A metric of success, to me, is being able to make money while you're asleep. You'll never escape the chains of the cubicle if you don't work smart.


It's the lead position. My lead at work (MS) works more hours than me, too; and, so far as I know, knows what all of us are working on at a pretty considerable level. He does testing for some of the things that we can't, or that need to be done immediately if we're doing higher priority things, and so on.

I'd like to think he still gets at least 6 hours of sleep a night, but I wouldn't know. The synopsis of the lead, I read, was reasonable, especially remembering what sort of lives the people that worked for EA had.

In short, I don't think this was trying to glorify the hours worked, and instead alerting would-be leads to understand what they're committing to.



Read the last sentence before taking quotes out of context - "being a lead is all about responsibility".

If you're the lead and things start going south on your project then you'd better be prepared to start leading and taking on whatever is needed to get your game shipped.

I know it's cool to preach about working smarter instead of harder, but getting a game out of the door and into a box usually requires large doses of both.


The game industry puts this type of workload on more than just leads and managers - the rank and file toil for long hours with miserable pay (compared to the rest of the industry). There are a few exceptions to the rule - studios where life resembles something like normal, and crunch time is an anomaly, not year-round.

They are few and far between though. I grew up in Vancouver where EA has its largest studio presence, and the number of burned out game devs I've met is a little scary.

Video games is like Hollywood - it's glamorous, and has the tendency to suck in some great talent, chew them up, and spit them by the curb 2-4 years down the road. And this will not change so long as there's a lineup of talented artists and developers out the door and around the block waiting for their crack at what may just be the worst working environment known to software-dom in this country.

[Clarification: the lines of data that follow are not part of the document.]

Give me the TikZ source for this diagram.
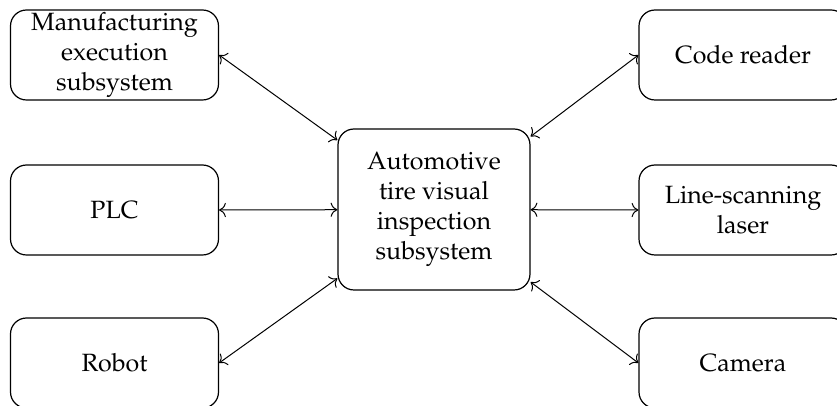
\documentclass[tikz,border=0pt]{standalone}
\usepackage[T1]{fontenc}
\usepackage{mathpazo}
\usetikzlibrary{arrows.meta}
\tikzset{
  unit/.style={draw, rounded corners=8pt, line width=0.6pt,
    minimum width=104pt, minimum height=45pt, align=center,
    inner ysep=1pt, font=\fontsize{12.5}{15}\selectfont},
  hub/.style={unit, minimum width=96pt, minimum height=80.5pt},
  link/.style={{Computer Modern Rightarrow[scale=1.25]}-{Computer Modern Rightarrow[scale=1.25]},
    line width=0.5pt}
}
\begin{document}
\begin{tikzpicture}
    \pgfsetxvec{\pgfpoint{0.5pt}{0}}
    \pgfsetyvec{\pgfpoint{0}{-0.5pt}}
    \useasboundingbox (0,0) rectangle (837,406);

    \node[hub] (avi) at (434,209.5) {Automotive\\tire visual\\inspection\\subsystem};
    \node[unit] (mes) at (114.5,55) {Manufacturing\\execution\\subsystem};
    \node[unit] (plc) at (114.5,210) {PLC};
    \node[unit] (robot) at (114.5,363) {Robot};
    \node[unit] (reader) at (743,55) {Code reader};
    \node[unit] (laser) at (743,210) {Line-scanning\\laser};
    \node[unit] (camera) at (743,363) {Camera};

    \foreach \n in {mes,plc,robot} {
      \draw[link] (\n.east) -- (avi);
    }
    \foreach \n in {reader,laser,camera} {
      \draw[link] (\n.west) -- (avi);
    }
\end{tikzpicture}
\end{document}
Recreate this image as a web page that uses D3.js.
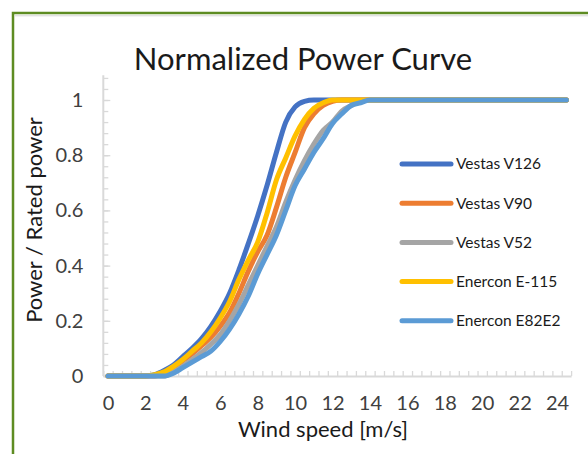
<!DOCTYPE html>
<html>
<head>
<meta charset="utf-8">
<script src="https://cdn.jsdelivr.net/npm/d3@7"></script>
<style>
  body { margin: 0; background: #fff; }
  svg { display: block; font-family: Lato, "Open Sans", sans-serif; }
</style>
</head>
<body>
<svg id="chart" width="588" height="454"></svg>
<script>
// wind speed categories [m/s]
var windSpeed = [0, 0.5, 1, 1.5, 2, 2.5, 3, 3.5, 4, 4.5, 5, 5.5, 6, 6.5, 7, 7.5, 8, 8.5, 9, 9.5,
  10, 10.5, 11, 11.5, 12, 12.5, 13, 13.5, 14, 14.5, 15, 15.5, 16, 16.5, 17, 17.5, 18, 18.5, 19, 19.5,
  20, 20.5, 21, 21.5, 22, 22.5, 23, 23.5, 24, 24.5]

// normalized power, P / P_rated
var vestasV126 = [0, 0, 0, 0, 0, 0.005, 0.02, 0.04, 0.07, 0.10, 0.135, 0.18, 0.235, 0.30, 0.385, 0.48, 0.58, 0.69, 0.81, 0.92,
  0.975, 0.995, 1, 1, 1, 1, 1, 1, 1, 1, 1, 1, 1, 1, 1, 1, 1, 1, 1, 1,
  1, 1, 1, 1, 1, 1, 1, 1, 1, 1]
var vestasV90 = [0, 0, 0, 0, 0, 0, 0.01, 0.03, 0.055, 0.08, 0.11, 0.14, 0.18, 0.23, 0.30, 0.38, 0.45, 0.51, 0.61, 0.72,
  0.81, 0.90, 0.95, 0.98, 0.995, 1, 1, 1, 1, 1, 1, 1, 1, 1, 1, 1, 1, 1, 1, 1,
  1, 1, 1, 1, 1, 1, 1, 1, 1, 1]
var vestasV52 = [0, 0, 0, 0, 0, 0, 0, 0.015, 0.035, 0.06, 0.085, 0.115, 0.15, 0.20, 0.26, 0.33, 0.40, 0.47, 0.54, 0.63,
  0.71, 0.78, 0.84, 0.89, 0.92, 0.96, 0.98, 0.995, 1, 1, 1, 1, 1, 1, 1, 1, 1, 1, 1, 1,
  1, 1, 1, 1, 1, 1, 1, 1, 1, 1]
var enerconE115 = [0, 0, 0, 0, 0, 0.005, 0.015, 0.035, 0.06, 0.09, 0.12, 0.16, 0.21, 0.27, 0.35, 0.42, 0.485, 0.59, 0.71, 0.79,
  0.87, 0.93, 0.97, 0.99, 1, 1, 1, 1, 1, 1, 1, 1, 1, 1, 1, 1, 1, 1, 1, 1,
  1, 1, 1, 1, 1, 1, 1, 1, 1, 1]
var enerconE82E2 = [0, 0, 0, 0, 0, 0, 0, 0.01, 0.03, 0.05, 0.07, 0.09, 0.125, 0.17, 0.225, 0.29, 0.37, 0.44, 0.51, 0.60,
  0.69, 0.75, 0.81, 0.86, 0.915, 0.95, 0.98, 0.99, 1, 1, 1, 1, 1, 1, 1, 1, 1, 1, 1, 1,
  1, 1, 1, 1, 1, 1, 1, 1, 1, 1]

var seriesNames = ["Vestas V126", "Vestas V90", "Vestas V52", "Enercon E-115", "Enercon E82E2"]
var seriesValues = [vestasV126, vestasV90, vestasV52, enerconE115, enerconE82E2]
var colors = ["#4472C4", "#ED7D31", "#A5A5A5", "#FFC000", "#5B9BD5"]

var xTickLabels = [0, 2, 4, 6, 8, 10, 12, 14, 16, 18, 20, 22, 24]
var yTickLabels = [0, 0.2, 0.4, 0.6, 0.8, 1]

var svg = d3.select("#chart")

// chart frame (green border, runs off right/bottom)
svg.append("rect")
  .attr("x", 13).attr("y", 13)
  .attr("width", 620).attr("height", 480)
  .attr("fill", "#fff")
  .attr("stroke", "#5E8C22")
  .attr("stroke-width", 2.5)

svg.append("line")
  .attr("x1", 15).attr("x2", 588)
  .attr("y1", 15.8).attr("y2", 15.8)
  .attr("stroke", "#d6d6d6").attr("stroke-width", 1)

// scales: category axis, each category 0.5 m/s wide
var x = d3.scaleLinear()
  .domain([-0.25, 24.75])
  .range([103.3, 571.1])

var y = d3.scaleLinear()
  .domain([0, 1])
  .range([376, 100])

var axisColor = "#d9d9d9"

// x axis minor ticks at category boundaries
var xBounds = windSpeed.map(d => d - 0.25).concat([24.75])
var xAxisG = svg.append("g")
  .attr("transform", "translate(0," + y(0) + ")")
  .call(d3.axisBottom(x).tickValues(xBounds).tickFormat("").tickSizeInner(-5).tickSizeOuter(0))
xAxisG.select(".domain").attr("stroke", axisColor).attr("stroke-width", 2)
xAxisG.selectAll(".tick line").attr("stroke", axisColor).attr("stroke-width", 1.3)

// x tick labels
var xLabelG = svg.append("g")
  .attr("transform", "translate(0," + y(0) + ")")
  .call(d3.axisBottom(x).tickValues(xTickLabels).tickSize(0).tickPadding(20))
xLabelG.select(".domain").remove()
xLabelG.selectAll("text")
  .attr("font-family", "Lato, sans-serif")
  .attr("font-size", 20)
  .attr("fill", "#404040")

// y axis: minor ticks every 0.04
var yMinor = d3.range(0, 28).map(i => +(i * 0.04).toFixed(2))
var yAxisG = svg.append("g")
  .attr("transform", "translate(" + x(-0.25) + ",0)")
  .call(d3.axisLeft(y).tickValues(yMinor).tickFormat("").tickSizeInner(-5).tickSizeOuter(0))
yAxisG.select(".domain").attr("d", "M0," + y(0) + "V" + y(1.09))
  .attr("stroke", axisColor).attr("stroke-width", 2)
yAxisG.selectAll(".tick line").attr("stroke", axisColor).attr("stroke-width", 1.3)

var yLabelG = svg.append("g")
  .attr("transform", "translate(" + x(-0.25) + ",0)")
  .call(d3.axisLeft(y).tickValues(yTickLabels).tickSize(-7).tickPadding(20).tickFormat(d3.format("")))
yLabelG.select(".domain").remove()
yLabelG.selectAll(".tick line").attr("stroke", axisColor).attr("stroke-width", 1.3)
yLabelG.selectAll("text")
  .attr("font-family", "Lato, sans-serif")
  .attr("font-size", 20)
  .attr("fill", "#404040")

// lines
var line = d3.line()
  .x((d, i) => x(windSpeed[i]))
  .y(d => y(d))
  .curve(d3.curveMonotoneX)

svg.append("g").selectAll("path")
  .data(seriesValues)
  .enter().append("path")
  .attr("d", d => line(d))
  .attr("fill", "none")
  .attr("stroke", (d, i) => colors[i])
  .attr("stroke-width", 5)
  .attr("stroke-linecap", "round")
  .attr("stroke-linejoin", "round")

// title
svg.append("text")
  .attr("x", 303).attr("y", 70)
  .attr("text-anchor", "middle")
  .attr("font-size", 31)
  .attr("fill", "#1a1a1a")
  .text("Normalized Power Curve")

// axis titles
svg.append("text")
  .attr("x", 323).attr("y", 437)
  .attr("text-anchor", "middle")
  .attr("font-size", 22)
  .attr("fill", "#1a1a1a")
  .text("Wind speed [m/s]")

svg.append("text")
  .attr("transform", "translate(42,220) rotate(-90)")
  .attr("text-anchor", "middle")
  .attr("font-size", 22)
  .attr("fill", "#1a1a1a")
  .text("Power / Rated power")

// legend
var legend = svg.append("g").selectAll("g")
  .data(seriesNames)
  .enter().append("g")
  .attr("transform", (d, i) => "translate(400," + (164 + i * 39.2) + ")")

legend.append("line")
  .attr("x1", 2).attr("x2", 51)
  .attr("stroke", (d, i) => colors[i])
  .attr("stroke-width", 5)
  .attr("stroke-linecap", "round")

legend.append("text")
  .attr("x", 56)
  .attr("dy", "0.35em")
  .attr("font-size", 15.5)
  .attr("fill", "#1a1a1a")
  .text(d => d)
</script>
</body>
</html>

I agree somewhat. Yes, a lead has more responsibility, and will work as hard as the other team members. Sometimes they may have to push to get the product shipped.

That is a completely different thing than four hours of sleep a night for years.


It's all of the above. As lead you have to fill in, to do what no one else wants to do, to keep try of all the things that need to be done in the say 48 hours to the next deadline and sort them by priority. But you often have to work just as long as the longest worker on the team if only out of solidarity. It's important that no one can ever say to you: "You took it easy, while I did the work."

This principle is why Caesar, Alexander, and Napoleon were all beloved by their men. They dug in there with everyone else. Slept on the ground. Rode first into battle. All that. It seems silly, but don't underrate it. I can't tell you how many times someone would come to me at 4 in the morning before a deadline and say how much they appreciated that I was there. No one wants to feel used.


Agreed, a good lead would be doing everything within their power to _prevent_ this from happening to themselves and the rest of the team.


But if things start to go bad, they will probably be the first ones to start staying late.


I think foregoing producers definitely makes this very difficult. We had some wonderful producers at Blizzard (web team) that came on and turned the team around from hours of OT every night to projects being done on time without OT except in rare cases. Leads don't have (quite) as much on their plate, devs don't get burnt out, and things just run so much better.